The purpose of the documentary project was to highlight an influential person, place, or idea within the community. I chose to document the life of my grandfather, Truneh Wolde Selassie.
Like every project here at Freestyle, my three classes of English, Design, and Digital Media worked together to form the complete products this website presents. I wrote my documentary research paper in English. In my Digital Media class, I created an introduction video to my documentary topic in After Effects. Finally, in Design I formatted my published book using InDesign. The writing process was more difficult than I expected. Coming up with the idea of what I wished to document didn’t demand much, on the other hand, actually getting the words on the paper was much more challenging than I expected. Using InDesign was fairly simple. We learned how to create styles for certain things such as our paragraphs and headers, which then allowed us to use those same formats throughout the book, as opposed to constantly having to change things to look a certain way. The website was also pretty easy to create, due to it following the same structure as the previous websites I have created in Digital Media.
I wrote this book with the intention to tell a foreigner’s story because far too often, immigrant stories go untold. We have so much to learn from their world which can be beneficial and enriching. I think it’s essential to listen to the accounts told by those foreign to us. I also understand that there are many against immigration to the United States. Nonetheless, it’s important to remember that whether it be about fearing immigrants themselves or fearing a loss in nationalism, America’s legend is indeed composed of immigrant memoirs.

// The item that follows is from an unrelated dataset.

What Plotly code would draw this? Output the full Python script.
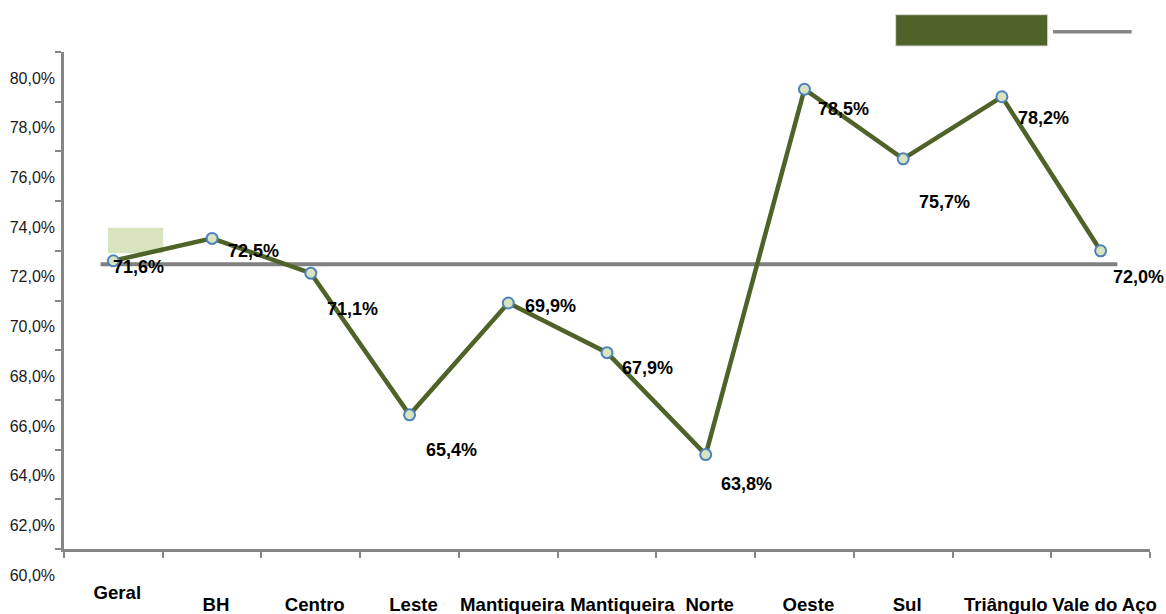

As a first-generation Ethiopian-American, I have been immersed in Ethiopian culture throughout my life which has helped me identify as such. However, saying I’m American comes with ease while claiming I’m Ethiopian is coupled with hesitance. Growing up in the U.S. and chiefly abiding by its societal standards and not Ethiopia’s, has routed my mindset to be more American-specific. Not only that, but my inability to fluently speak Amharic (the common Ethiopian dialect) and my literal distaste for Ethiopian food make the overarching sense of disconnect from my ethnicity only that much more potent. Be that as it may, I’ve come to align myself with the idea of ancestral roots embodying a person. It’s never been hard to discuss where my parents are from or where their parents and those prior lived. If anything, it’s extremely prideful because of the success they’ve achieved and their partaking in the American dream. This is why I chose the topic of my grandfather’s life for my documentary piece. His story from humble beginnings to an author, pastor, and influential presence within his community is awe-inspiring. Through leading a fulfilling life by manifesting sincere Ethiopian morals and Christian values, Kindye has served as an example to many within his community. I believe that my perspective on my grandfather’s life is important because it tells me something about who I am. After having discussed several things in which we had never spoken about before, I have realized that knowing the journey that those before you have traveled can shape the journey that lies ahead of you. Having a distinct sense of where you’re from can help you get to know who you truly are. Knowing yourself also solidifies your assessment of personal concepts which may have been previously foreign. This intrapersonal understanding leads you towards directions in which you can further yourself and your future.
Truneh Woldeselassie “Kindye” was the focus of my documentary project. He is many things to many people: a retired teacher and administrator, a father, a friend, a husband, or a pastor. However to me, he is a grandfather and role model; Which is why I chose to write my book about him. Throughout this writing process, he has taught me more about himself than I ever expected to learn. I will be taking the knowledge he’s imparted with me through life and hope I can pass on the same words of wisdom to my kin.
Thank you Kindye, for teaching me resilience and love for who I am.
Likimyelesh Kassa “Temetye” is the 53 year wife of Kindye and mother of four. I thought is was important to include her point of view because not only have they spent the most time in their lives with each other, yet they have also greatly impacted how the other thinks and feels the way they do today. Prior to this project, I had realised that I was unaware of how my grandmother felt about pivotal events that happened in my grandfather’s life, thus I was looking forward to learning something new about the people I have known all my life. I am thankful that I was able to learn a new side of their love story and her appreciation for Kindye through our interviews.
Thank you Temetye, for teaching me faith and responsibility.
Wayneab Truneh is the daughter of Kindye and Temetye and a mother of three. She was born in Ethiopia and then moved to America for her college education and later life. I wanted to include her point of view because not only did it reflect the first-hand teachings and parenting of my grandfather, but it expressed the point of view of an Ethiopian child and an American adult as well. This was important to my topic because I wrote about my Grandfather with a focus on how the lives of those from immigrant countries affect and shape the lives of the first generation offspring within new countries. Throughout this project, my mother was able to offer me the insight Kindye had once bestowed upon her, and for that I am extremely grateful.
Thank you Mama, for teaching me respect and diligence.